Svolta in Libia, il generale filo-Macron apre al governo. Controllo dei confini meridionali in cambio di aiuti

L'offerta di Haftar a Moavero. Un piano per "partenze zero"

Migranti zero. È l'inatteso piano del generale Khalifa Haftar per mettere fine al traffico di umani in Libia e azzerare le partenze. Ma l'aspetto più straordinario è la disponibilità a realizzarlo in collaborazione con l'Italia. Dalla visita del nostro ministro degli Esteri Enzo Moavero Milanesi ad Haftar sono passate poco più di 48 ore, ma la Libia, o meglio la Cirenaica, sembrano all'improvviso un mondo alla rovescia. L'uomo forte di Tobruk, l'amico di Macron, il Maresciallo pronto, fino all'altro ieri, a marciare su Tripoli e a sfrattare il governo del premier Fayez Al Serraj oggi si presenta come il miglior amico dell'Italia. Così amico da offrile ciò che le è più caro, ovvero un progetto per il blocco di tutti i migranti.

Ad annunciarlo ci pensa il portavoce di Haftar Ahmed al Mismari, spiegando che la proposta è stata al centro dei colloqui di lunedì tra il Maresciallo e il titolare della Farnesina. «Il Maresciallo ha presentato una strategia completa che riguarda le guardie di confine e i requisiti per portarla a termine, anche attraverso la collaborazione con i Paesi vicini e con la Ue, in particolare finanziariamente» - spiega il portavoce sottolineando come l'incontro sia stato «eccellente» e abbia contribuito a «rompere il gelo nelle relazioni tra la Libia e l'Italia».
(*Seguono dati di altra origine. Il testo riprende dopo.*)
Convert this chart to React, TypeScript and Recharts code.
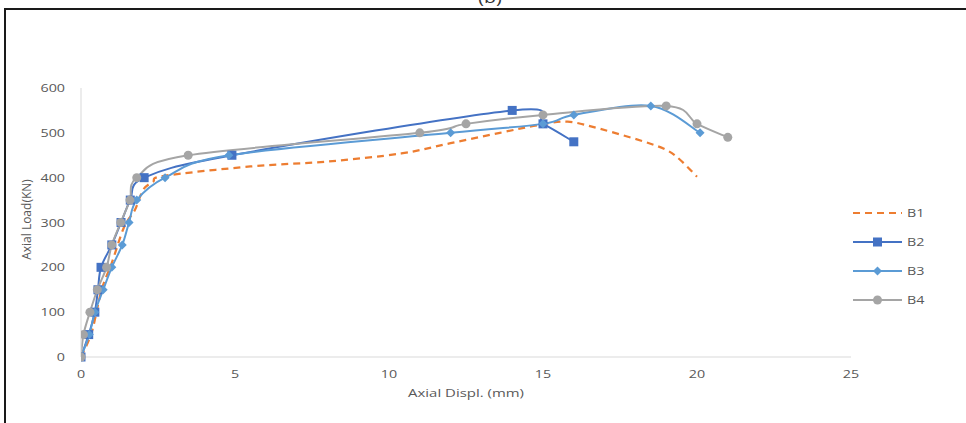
import React from 'react';
import { LineChart, Line, XAxis, YAxis, Legend } from 'recharts';

// Axial load vs axial displacement for specimens B1–B4
const b1Disp = [0, 0.35, 0.67, 1.0, 1.4, 1.75, 2.02, 2.34, 2.7, 5.5, 8, 10.4, 12, 13.6, 14.9, 15.8, 16.85, 18.25, 19, 19.45, 20];
const b1Load = [0, 56, 150, 210, 290, 328, 373, 391, 404, 425, 436, 454, 477, 500, 518, 525, 509, 481, 462, 440, 402];

const b2Disp = [0, 0.25, 0.45, 0.55, 0.65, 1.0, 1.3, 1.6, 2.05, 4.9, 14, 15, 16];
const b2Load = [0, 50, 100, 150, 200, 250, 300, 350, 400, 450, 550, 520, 480];

const b3Disp = [0, 0.27, 0.45, 0.72, 1.0, 1.34, 1.56, 1.81, 2.73, 4.8, 12, 15, 16, 18.5, 20.1];
const b3Load = [0, 50, 100, 150, 200, 250, 300, 350, 400, 450, 500, 520, 540, 560, 500];

const b4Disp = [0, 0.08, 0.29, 0.53, 0.83, 1.0, 1.29, 1.59, 1.81, 3.48, 11, 12.5, 15, 19, 20, 21];
const b4Load = [0, 50, 100, 150, 200, 250, 300, 350, 400, 450, 500, 520, 540, 560, 520, 490];

const xTicks = [0, 5, 10, 15, 20, 25];
const yTicks = [0, 100, 200, 300, 400, 500, 600];

const FONT = "'Open Sans', 'Liberation Sans', sans-serif";
const TEXT = '#595959';
const AXIS = '#D9D9D9';
const STRETCH = 'scale(1.3,1)';

type Marker = 'none' | 'square' | 'diamond' | 'circle';

const toPoints = (xs: number[], ys: number[]) => xs.map((x, i) => ({ x, y: ys[i] }));

const series = [
  { name: 'B1', color: '#ED7D31', dash: '7 5', marker: 'none' as Marker, data: toPoints(b1Disp, b1Load) },
  { name: 'B2', color: '#4472C4', dash: undefined, marker: 'square' as Marker, data: toPoints(b2Disp, b2Load) },
  { name: 'B3', color: '#5B9BD5', dash: undefined, marker: 'diamond' as Marker, data: toPoints(b3Disp, b3Load) },
  { name: 'B4', color: '#A5A5A5', dash: undefined, marker: 'circle' as Marker, data: toPoints(b4Disp, b4Load) },
];

// Catmull-Rom style smoothing (cubic Béziers through every point), like a spreadsheet "smoothed line"
function smoothCurve(context: any) {
  let pts: number[][] = [];
  return {
    areaStart() {},
    areaEnd() {},
    lineStart() {
      pts = [];
    },
    point(x: number, y: number) {
      pts.push([+x, +y]);
    },
    lineEnd() {
      const n = pts.length;
      if (!n) return;
      context.moveTo(pts[0][0], pts[0][1]);
      for (let i = 0; i < n - 1; i++) {
        const p0 = pts[Math.max(i - 1, 0)];
        const p1 = pts[i];
        const p2 = pts[i + 1];
        const p3 = pts[Math.min(i + 2, n - 1)];
        context.bezierCurveTo(
          p1[0] + (p2[0] - p0[0]) / 6,
          p1[1] + (p2[1] - p0[1]) / 6,
          p2[0] - (p3[0] - p1[0]) / 6,
          p2[1] - (p3[1] - p1[1]) / 6,
          p2[0],
          p2[1]
        );
      }
    },
  };
}

function drawMarker(kind: Marker, cx: number, cy: number, color: string, key?: string) {
  if (kind === 'square') {
    return <rect key={key} x={cx - 4.5} y={cy - 4.5} width={9} height={9} fill={color} />;
  }
  if (kind === 'diamond') {
    return (
      <path key={key} d={`M${cx},${cy - 4.5}L${cx + 4.5},${cy}L${cx},${cy + 4.5}L${cx - 4.5},${cy}Z`} fill={color} />
    );
  }
  if (kind === 'circle') {
    return <circle key={key} cx={cx} cy={cy} r={4.5} fill={color} />;
  }
  return <g key={key} />;
}

const makeDot = (kind: Marker, color: string, name: string) => (props: any) => {
  const { cx, cy, index } = props;
  if (cx == null || cy == null) return <g key={`${name}-${index}`} />;
  return drawMarker(kind, cx, cy, color, `${name}-${index}`);
};

const XTick = (props: any) => {
  const { x, y, payload } = props;
  return (
    <g transform={`translate(${x},${y})`}>
      <text transform={STRETCH} y={21} textAnchor="middle" fill={TEXT} fontSize={11} fontFamily={FONT}>
        {payload.value}
      </text>
    </g>
  );
};

const YTick = (props: any) => {
  const { x, y, payload } = props;
  return (
    <g transform={`translate(${x - 16},${y})`}>
      <text transform={STRETCH} y={4} textAnchor="end" fill={TEXT} fontSize={11} fontFamily={FONT}>
        {payload.value}
      </text>
    </g>
  );
};

const XLabel = (props: any) => {
  const { viewBox } = props;
  const cx = viewBox.x + viewBox.width / 2;
  return (
    <g transform={`translate(${cx},${viewBox.y + 40})`}>
      <text transform={STRETCH} textAnchor="middle" fill={TEXT} fontSize={11.5} fontFamily={FONT}>
        Axial Displ. (mm)
      </text>
    </g>
  );
};

const YLabel = (props: any) => {
  const { viewBox } = props;
  const cx = viewBox.x + 26;
  const cy = viewBox.y + viewBox.height / 2 - 3;
  return (
    <text
      x={cx}
      y={cy}
      transform={`rotate(-90 ${cx} ${cy})`}
      textAnchor="middle"
      dominantBaseline="central"
      fill={TEXT}
      fontSize={12}
      fontFamily={FONT}
    >
      Axial Load(KN)
    </text>
  );
};

const LegendContent = () => (
  <svg width={110} height={120}>
    {series.map((s, i) => {
      const y = 7 + i * 29;
      return (
        <g key={s.name}>
          <line x1={3} x2={52} y1={y} y2={y} stroke={s.color} strokeWidth={2} strokeDasharray={s.dash} />
          {drawMarker(s.marker, 27.5, y, s.color)}
          <g transform={`translate(57,${y + 4})`}>
            <text transform={STRETCH} fill={TEXT} fontSize={11} fontFamily={FONT}>
              {s.name}
            </text>
          </g>
        </g>
      );
    })}
  </svg>
);

export default function App() {
  return (
    <div style={{ position: 'absolute', left: 0, top: 0, width: 966, height: 423, overflow: 'hidden', background: '#fff' }}>
      {/* figure frame */}
      <div
        style={{
          position: 'absolute',
          left: 4,
          top: 8,
          width: 980,
          height: 440,
          borderTop: '2px solid #1a1a1a',
          borderLeft: '2px solid #1a1a1a',
        }}
      />
      <svg style={{ position: 'absolute', left: 0, top: 0 }} width={966} height={12}>
        <g transform="translate(490,3)">
          <text transform={STRETCH} textAnchor="middle" fill="#333" fontSize={15} fontFamily={FONT}>
            (b)
          </text>
        </g>
      </svg>
      <div style={{ position: 'absolute', left: 0, top: 0 }}>
        <LineChart width={966} height={423} margin={{ top: 88, right: 115, bottom: 36, left: 0 }}>
          <XAxis
            type="number"
            dataKey="x"
            domain={[0, 25]}
            ticks={xTicks}
            interval={0}
            allowDataOverflow
            height={30}
            tickLine={false}
            tickSize={0}
            tickMargin={0}
            axisLine={{ stroke: AXIS, strokeWidth: 1 }}
            tick={<XTick />}
            label={<XLabel />}
          />
          <YAxis
            type="number"
            dataKey="y"
            domain={[0, 600]}
            ticks={yTicks}
            interval={0}
            width={81}
            tickLine={false}
            tickSize={0}
            tickMargin={0}
            axisLine={{ stroke: AXIS, strokeWidth: 1 }}
            tick={<YTick />}
            label={<YLabel />}
          />
          <Legend
            layout="vertical"
            align="center"
            verticalAlign="middle"
            wrapperStyle={{ left: 850, top: 206, width: 110 }}
            content={<LegendContent />}
          />
          {series.map((s) => (
            <Line
              key={s.name}
              name={s.name}
              data={s.data}
              dataKey="y"
              type={smoothCurve as any}
              stroke={s.color}
              strokeWidth={s.marker === 'none' ? 2.25 : 2}
              strokeDasharray={s.dash}
              dot={s.marker === 'none' ? false : makeDot(s.marker, s.color, s.name)}
              activeDot={false}
              isAnimationActive={false}
            />
          ))}
        </LineChart>
      </div>
    </div>
  );
}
Per capire l'essenza della piroetta haftariana bisogna soffermarsi su «Guardie di confine» e collaborazione finanziaria. Il primo accenno ci porta dritti dritti a quelle frontiere meridionali cancellate dopo la caduta di Gheddafi e diventate il punto di passaggio delle carovane di disperati in marcia verso il Mediterraneo. Haftar è in grado di garantire un parziale controllo su quei territori attraverso l'alleanza con le tribù Tebu sempre pronte a proporsi, a seconda del momento, come controllori dei confini o di collaboratori dei trafficanti. Il generale punta a ottenere l'aiuto dell'Italia e dell'Europa per addestrare i Tebu, trasformarli nei guardiani delle frontiere e ridimensionare le tribù Tuareg nemiche sia dei Tebu che del generale in virtù dei loro solidi legami con i gruppi jihadisti.
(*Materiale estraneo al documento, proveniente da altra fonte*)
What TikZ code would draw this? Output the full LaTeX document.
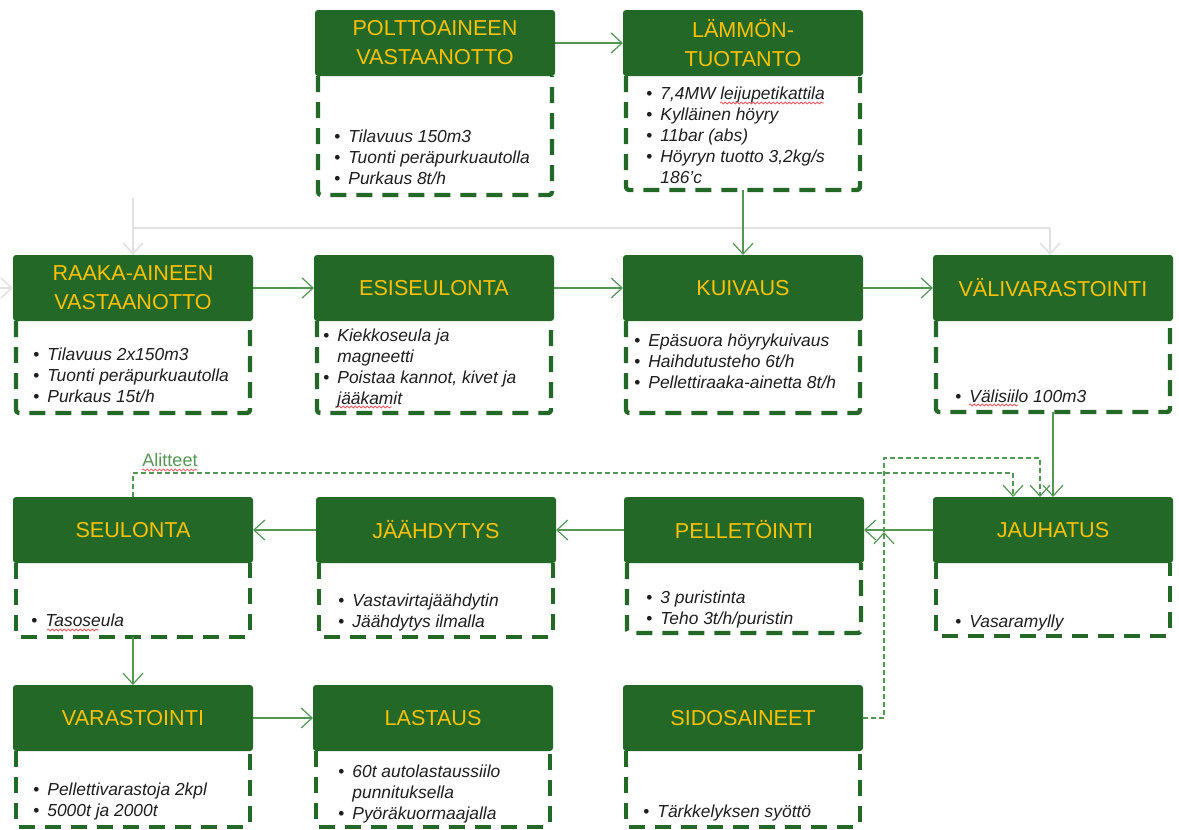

Ma il piano del generale richiede ovviamente milioni di euro, come fa capire Mismari quando accenna alla necessità di contributi finanziari della Ue e dell'Italia. La logica è insomma assai semplice. Voi mettete i soldi per armare e addestrare i miei alleati, mettendoli nella condizione di combattere i miei nemici e io - in cambio - vi garantirò quel controllo dei confini sud scomparso assieme a Gheddafi. L'offerta può essere anche valida a patto però di ricordare che i soldi di Italia ed Europa non basteranno al generale per sconfiggere definitivamente i Tuareg finanziati e armati dal Qatar. Chiudere le zone di confine controllate dai Tebu renderebbe, comunque, più difficile il lavoro dei trafficanti e contribuirebbe a ridurre i flussi. L'aspetto interessante della proposta è in ogni caso la disponibilità del generale a non restare agganciato solo al carro francese e a mettere sul tavolo un piano in grado di rilanciare i rapporti con l'Italia.
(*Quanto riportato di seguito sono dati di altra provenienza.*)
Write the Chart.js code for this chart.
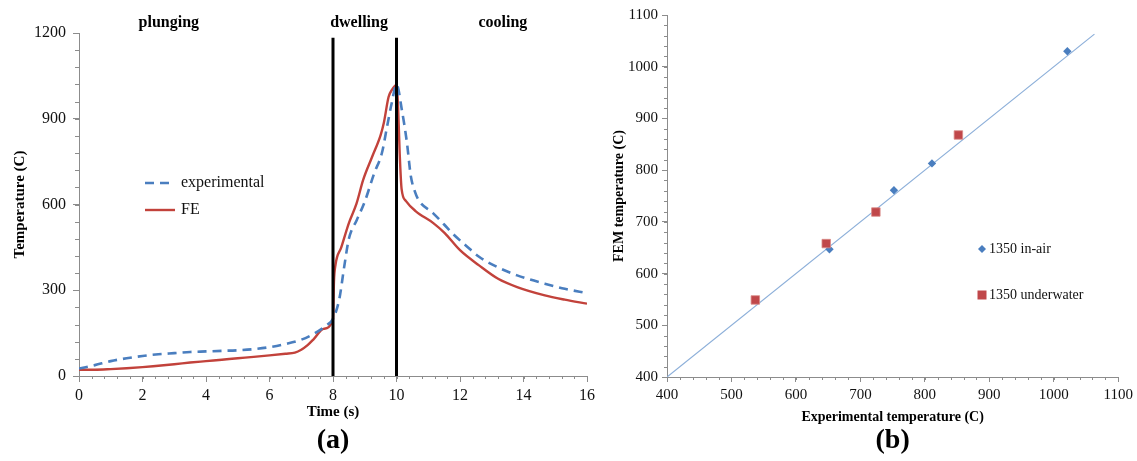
<!DOCTYPE html>
<html><head><meta charset="utf-8">
<script src="https://cdn.jsdelivr.net/npm/chart.js@4.4.1/dist/chart.umd.min.js"></script>
<style>
html,body{margin:0;padding:0;background:#fff;width:1137px;height:461px;overflow:hidden}
#a{position:absolute;left:0;top:0;width:600px;height:461px}
#b{position:absolute;left:600px;top:0;width:537px;height:461px}
</style></head><body>
<canvas id="a" width="600" height="461"></canvas>
<canvas id="b" width="537" height="461"></canvas>
<script>
// ---------- Panel (a) data ----------
const expTime = [0,0.5,1.0,1.5,2.0,2.5,3.0,3.5,4.0,4.5,5.0,5.5,6.0,6.5,7.0,7.4,7.8,8.0,8.2,8.35,8.5,8.75,9.0,9.3,9.54,9.7,9.85,10.0,10.17,10.33,10.45,10.58,10.7,11.15,11.5,11.77,12.2,12.6,13.2,13.8,14.67,15.3,16.0];
const expTemp = [26,38,52,62,70,76,80,84,86,88,90,94,101,112,127,148,178,200,270,380,480,546,610,710,780,871,955,1020,930,815,700,645,615,570,530,498,455,417,380,352,323,305,290];
const feTime = [0,0.5,1.0,1.5,2.0,2.5,3.0,3.5,4.0,4.5,5.0,5.5,6.0,6.5,6.8,7.0,7.2,7.4,7.7,8.0,8.03,8.08,8.26,8.5,8.74,8.95,9.23,9.5,9.6,9.75,9.85,10.0,10.05,10.1,10.16,10.3,10.6,11.16,11.52,12.0,12.6,13.2,13.8,14.67,15.3,16.0];
const feTemp = [22,22,24,27,31,36,41,47,52,57,62,67,72,78,82,92,108,130,165,200,330,390,450,535,603,686,766,843,885,976,1000,1018,940,780,655,612,577,535,500,440,387,340,311,282,267,253];
const phaseBounds = [8, 10];
const phaseLineTop = 1183;
const phaseNames = ['plunging', 'dwelling', 'cooling'];
const phaseLabelTime = [2.83, 8.82, 13.35];
const xTicksA = {min:0, max:16, step:2, minor:0.4};
const yTicksA = {min:0, max:1200, step:300, minor:60};

// ---------- Panel (b) data ----------
const airX = [652, 752, 811, 1021];
const airY = [647, 761, 813, 1030];
const waterX = [537, 647, 724, 852];
const waterY = [549, 658, 719, 868];
const fitX = [400, 1063];
const fitY = [400, 1063];
const axisB = {min:400, max:1100, step:100, minor:20};

const SERIF = "'Liberation Serif', 'Times New Roman', serif";
const BLUE = '#4a7ebf';
const RED = '#c2423b';
const AXIS = '#8c8c8c';

const pts = (xs, ys) => xs.map((x, i) => ({x, y: ys[i]}));

const minorTicks = {
  id: 'minorTicks',
  afterDraw(chart, args, opts) {
    const ctx = chart.ctx;
    ctx.save();
    ctx.strokeStyle = AXIS; ctx.lineWidth = 1;
    for (const id of Object.keys(opts.scales || {})) {
      const cfg = opts.scales[id];
      const s = chart.scales[id];
      const n = Math.round((s.max - s.min) / cfg.step);
      for (let i = 0; i <= n; i++) {
        const v = s.min + i * cfg.step;
        const p = Math.round(s.getPixelForValue(v)) + 0.5;
        ctx.beginPath();
        if (s.isHorizontal()) { ctx.moveTo(p, s.top); ctx.lineTo(p, s.top + cfg.len); }
        else { ctx.moveTo(s.right, p); ctx.lineTo(s.right - cfg.len, p); }
        ctx.stroke();
      }
    }
    ctx.restore();
  }
};

const textPlugin = {
  id: 'textPlugin',
  afterDraw(chart, args, opts) {
    const ctx = chart.ctx;
    ctx.save();
    const ca = chart.chartArea;
    ctx.fillStyle = '#000';
    ctx.font = 'bold 28px ' + SERIF;
    ctx.textAlign = 'center'; ctx.textBaseline = 'middle';
    ctx.fillText(opts.panel, (ca.left + ca.right) / 2, opts.panelY);
    if (opts.phases) {
      ctx.font = 'bold 16px ' + SERIF;
      const xs = chart.scales.x;
      phaseNames.forEach((name, i) => {
        ctx.fillText(name, xs.getPixelForValue(phaseLabelTime[i]), opts.phaseY);
      });
    }
    if (opts.legend) {
      const L = opts.legend;
      ctx.textAlign = 'left';
      L.items.forEach((it, i) => {
        const ds = chart.data.datasets[it.ds];
        const y = L.y + i * L.gap;
        ctx.font = L.fontSize + 'px ' + SERIF;
        if (L.kind === 'line') {
          ctx.strokeStyle = ds.borderColor; ctx.lineWidth = ds.borderWidth;
          ctx.setLineDash(ds.borderDash || []);
          ctx.beginPath(); ctx.moveTo(L.x, y); ctx.lineTo(L.x + L.len, y); ctx.stroke();
          ctx.setLineDash([]);
          ctx.fillStyle = '#111';
          ctx.fillText(ds.label, L.x + L.len + 6, y);
        } else {
          ctx.fillStyle = ds.backgroundColor;
          const r = it.size;
          ctx.beginPath();
          if (ds.pointStyle === 'rectRot') {
            ctx.moveTo(L.x, y - r); ctx.lineTo(L.x + r, y); ctx.lineTo(L.x, y + r); ctx.lineTo(L.x - r, y); ctx.closePath();
          } else {
            ctx.rect(L.x - r, y - r, 2 * r, 2 * r);
          }
          ctx.fill();
          ctx.fillStyle = '#111';
          ctx.fillText(ds.label, L.x + 7, y);
        }
      });
    }
    ctx.restore();
  }
};

function axisCommon(tk, fontSize, tickLen, pad) {
  return {
    type: 'linear', min: tk.min, max: tk.max,
    ticks: {stepSize: tk.step, color: '#111', font: {family: SERIF, size: fontSize}, padding: pad, maxRotation: 0,
            callback: v => String(v)},
    grid: {drawOnChartArea: false, drawTicks: true, tickLength: tickLen, color: AXIS, tickColor: AXIS},
    border: {display: true, color: AXIS, width: 1}
  };
}

// ---------- Chart (a) ----------
const xA = axisCommon(xTicksA, 16, 6, 4);
xA.title = {display: true, text: 'Time (s)', color: '#000', font: {family: SERIF, size: 15, weight: 'bold'}, padding: {top: 0, bottom: 4}};
xA.afterFit = s => { s.height = 49; };
const yA = axisCommon(yTicksA, 16, 6, 7);
yA.title = {display: true, text: 'Temperature (C)', color: '#000', font: {family: SERIF, size: 15, weight: 'bold'}, padding: {top: 11, bottom: 0}};
yA.afterFit = s => { s.width = 79; };

const boundarySets = phaseBounds.map(t => ({
  label: 'boundary', data: pts([t, t], [0, phaseLineTop]),
  borderColor: '#000', borderWidth: 3, pointRadius: 0, order: 0, tension: 0
}));

new Chart(document.getElementById('a'), {
  type: 'line',
  data: {datasets: [
    {label: 'experimental', data: pts(expTime, expTemp), borderColor: BLUE, borderWidth: 2.6, borderDash: [9, 6], pointRadius: 0, cubicInterpolationMode: 'monotone', order: 1},
    {label: 'FE', data: pts(feTime, feTemp), borderColor: RED, borderWidth: 2.4, pointRadius: 0, cubicInterpolationMode: 'monotone', order: 2},
    ...boundarySets
  ]},
  options: {
    responsive: false, animation: false, events: [],
    layout: {padding: {left: 0, right: 13, top: 33, bottom: 36}},
    scales: {x: xA, y: yA},
    plugins: {
      legend: {display: false}, tooltip: {enabled: false},
      minorTicks: {scales: {x: {step: xTicksA.minor, len: 3}, y: {step: yTicksA.minor, len: 4}}},
      textPlugin: {panel: '(a)', panelY: 441, phases: true, phaseY: 23,
        legend: {kind: 'line', x: 145, y: 183, gap: 27, len: 30, fontSize: 16, items: [{ds: 0}, {ds: 1}]}}
    }
  },
  plugins: [minorTicks, textPlugin]
});

// ---------- Chart (b) ----------
const xB = axisCommon(axisB, 15, 5, 4);
xB.title = {display: true, text: 'Experimental temperature (C)', color: '#000', font: {family: SERIF, size: 14, weight: 'bold'}, padding: {top: 0, bottom: 4}};
xB.afterFit = s => { s.height = 53; };
const yB = axisCommon(axisB, 15, 5, 4);
yB.title = {display: true, text: 'FEM temperature (C)', color: '#000', font: {family: SERIF, size: 14, weight: 'bold'}, padding: {top: 11, bottom: 0}};
yB.afterFit = s => { s.width = 67; };

new Chart(document.getElementById('b'), {
  type: 'scatter',
  data: {datasets: [
    {label: 'fit', data: pts(fitX, fitY), showLine: true, borderColor: '#8cafd9', borderWidth: 1.2, pointRadius: 0, order: 3},
    {label: '1350 in-air', data: pts(airX, airY), pointStyle: 'rectRot', pointRadius: 4.2, backgroundColor: BLUE, borderColor: BLUE, borderWidth: 0, order: 1},
    {label: '1350 underwater', data: pts(waterX, waterY), pointStyle: 'rect', pointRadius: 6, backgroundColor: '#c0474a', borderColor: '#d98a88', borderWidth: 0.8, order: 0}
  ]},
  options: {
    responsive: false, animation: false, events: [],
    layout: {padding: {left: 0, right: 17, top: 15, bottom: 31}},
    scales: {x: xB, y: yB},
    plugins: {
      legend: {display: false}, tooltip: {enabled: false},
      minorTicks: {scales: {x: {step: axisB.minor, len: 3}, y: {step: axisB.minor, len: 3}}},
      textPlugin: {panel: '(b)', panelY: 441, phases: false,
        legend: {kind: 'point', x: 382, y: 249, gap: 46, fontSize: 14, items: [{ds: 1, size: 4}, {ds: 2, size: 4.5}]}}
    }
  },
  plugins: [minorTicks, textPlugin]
});
</script></body></html>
Dietro all'inattesa piroetta non possono non esserci, ovviamente, lo zampino di un Egitto sollecitato diplomaticamente dall'Italia, e di una Russia che ha tutto l'interesse a sostenerci per rendere meno omogeneo il rapporto dell'alleato libico con il «nemico» Macron. Ovviamente l'importante ribilanciamento dei rapporti con il generale non fa perdere di vista al nostro governo l'essenzialità del rapporto con Fayez Serraj.

Anche perché il nostro petrolio e il nostro gas, come pure i migranti diretti verso l'Italia, continuano, inevitabilmente, a passare attraverso il nodo di Tripoli.